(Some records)
※

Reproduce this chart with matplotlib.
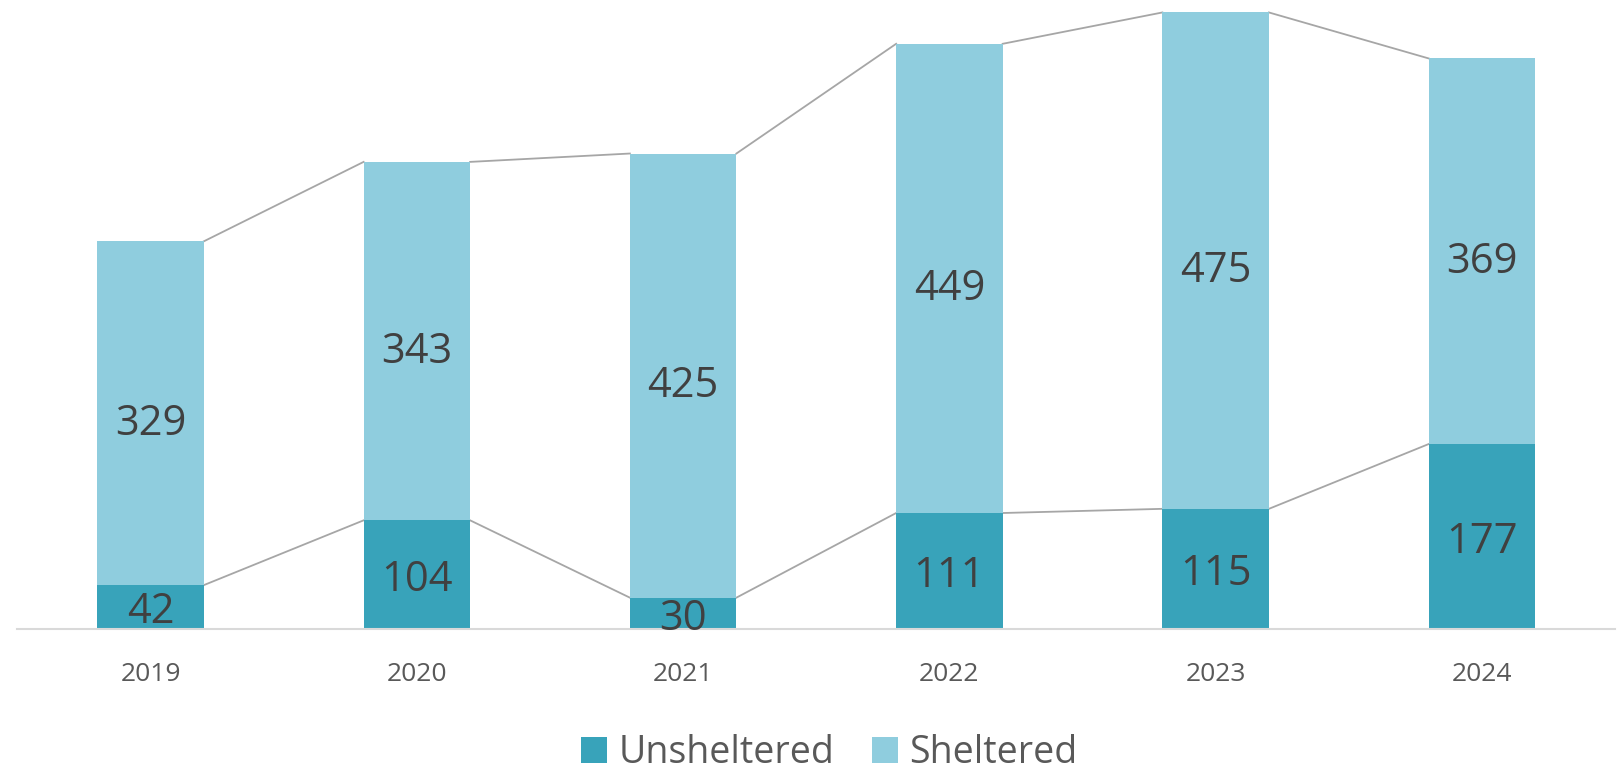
import numpy as np
import matplotlib
matplotlib.use("Agg")
import matplotlib.pyplot as plt

plt.rcParams["font.family"] = ["Open Sans", "DejaVu Sans"]

years = ["2019", "2020", "2021", "2022", "2023", "2024"]
unsheltered = [42, 104, 30, 111, 115, 177]
sheltered = [329, 343, 425, 449, 475, 369]

dark = "#38A3BA"
light = "#8FCDDE"
line_col = "#A6A6A6"

fig = plt.figure(figsize=(16.17, 7.7), dpi=100)
ax = fig.add_axes([0.0108, 0.1831, 0.988, 0.8143])

x = np.arange(len(years))
w = 0.40
uns = np.array(unsheltered)
sh = np.array(sheltered)
tot = uns + sh

ax.bar(x, uns, width=w, color=dark, label="Unsheltered", zorder=2)
ax.bar(x, sh, width=w, bottom=uns, color=light, label="Sheltered", zorder=2)

# connector lines between bar tops
for i in range(len(x) - 1):
    for top in (uns, tot):
        ax.plot([x[i] + w / 2, x[i + 1] - w / 2], [top[i], top[i + 1]],
                color=line_col, lw=1.3, zorder=1)

for i in range(len(x)):
    ax.text(x[i], uns[i] / 2 - 5, str(uns[i]), ha="center", va="center",
            fontsize=30, color="#404040", zorder=3)
    ax.text(x[i], uns[i] + sh[i] / 2 - 10, str(sh[i]), ha="center", va="center",
            fontsize=30, color="#404040", zorder=3)

ax.set_xlim(-0.5, 5.5)
ax.set_ylim(0, 600)
ax.set_xticks(x)
ax.set_xticklabels(years, fontsize=19, color="#595959")
ax.tick_params(axis="x", length=0, pad=24)
ax.set_yticks([])
for s in ["top", "right", "left"]:
    ax.spines[s].set_visible(False)
ax.spines["bottom"].set_color("#D9D9D9")
ax.spines["bottom"].set_linewidth(1.5)

ax.legend(loc="center", bbox_to_anchor=(0.508, -0.198), ncol=2, frameon=False,
          fontsize=27, labelcolor="#595959", handlelength=0.7, handleheight=0.7,
          handletextpad=0.3, columnspacing=1.0)

fig.savefig("out.png", dpi=100)
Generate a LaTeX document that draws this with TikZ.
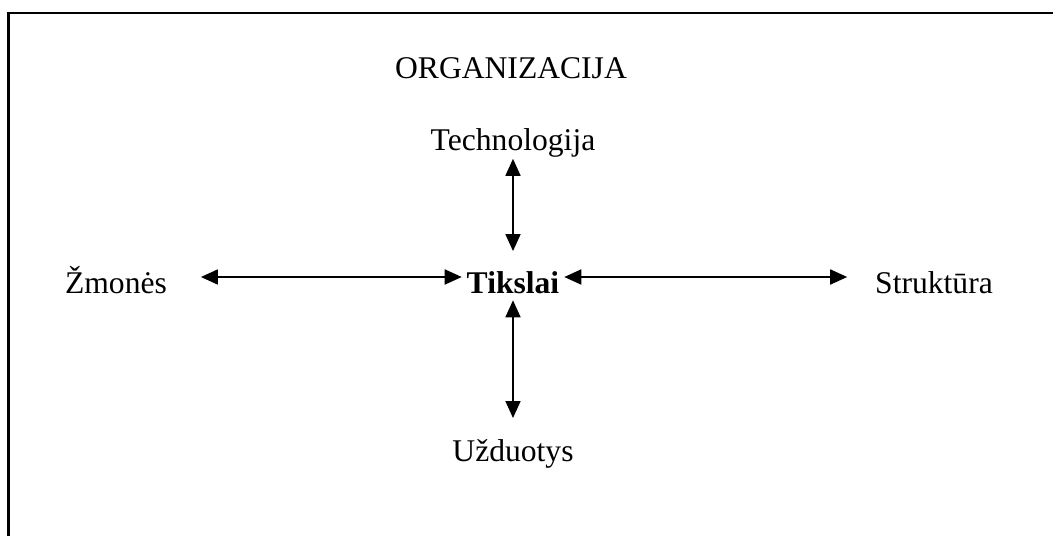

※

» Short problem:
Make a list of all lines in the data that contain "this".

» Correct answer:
Reproduce this chart with matplotlib.
Generate a LaTeX document that draws this with TikZ.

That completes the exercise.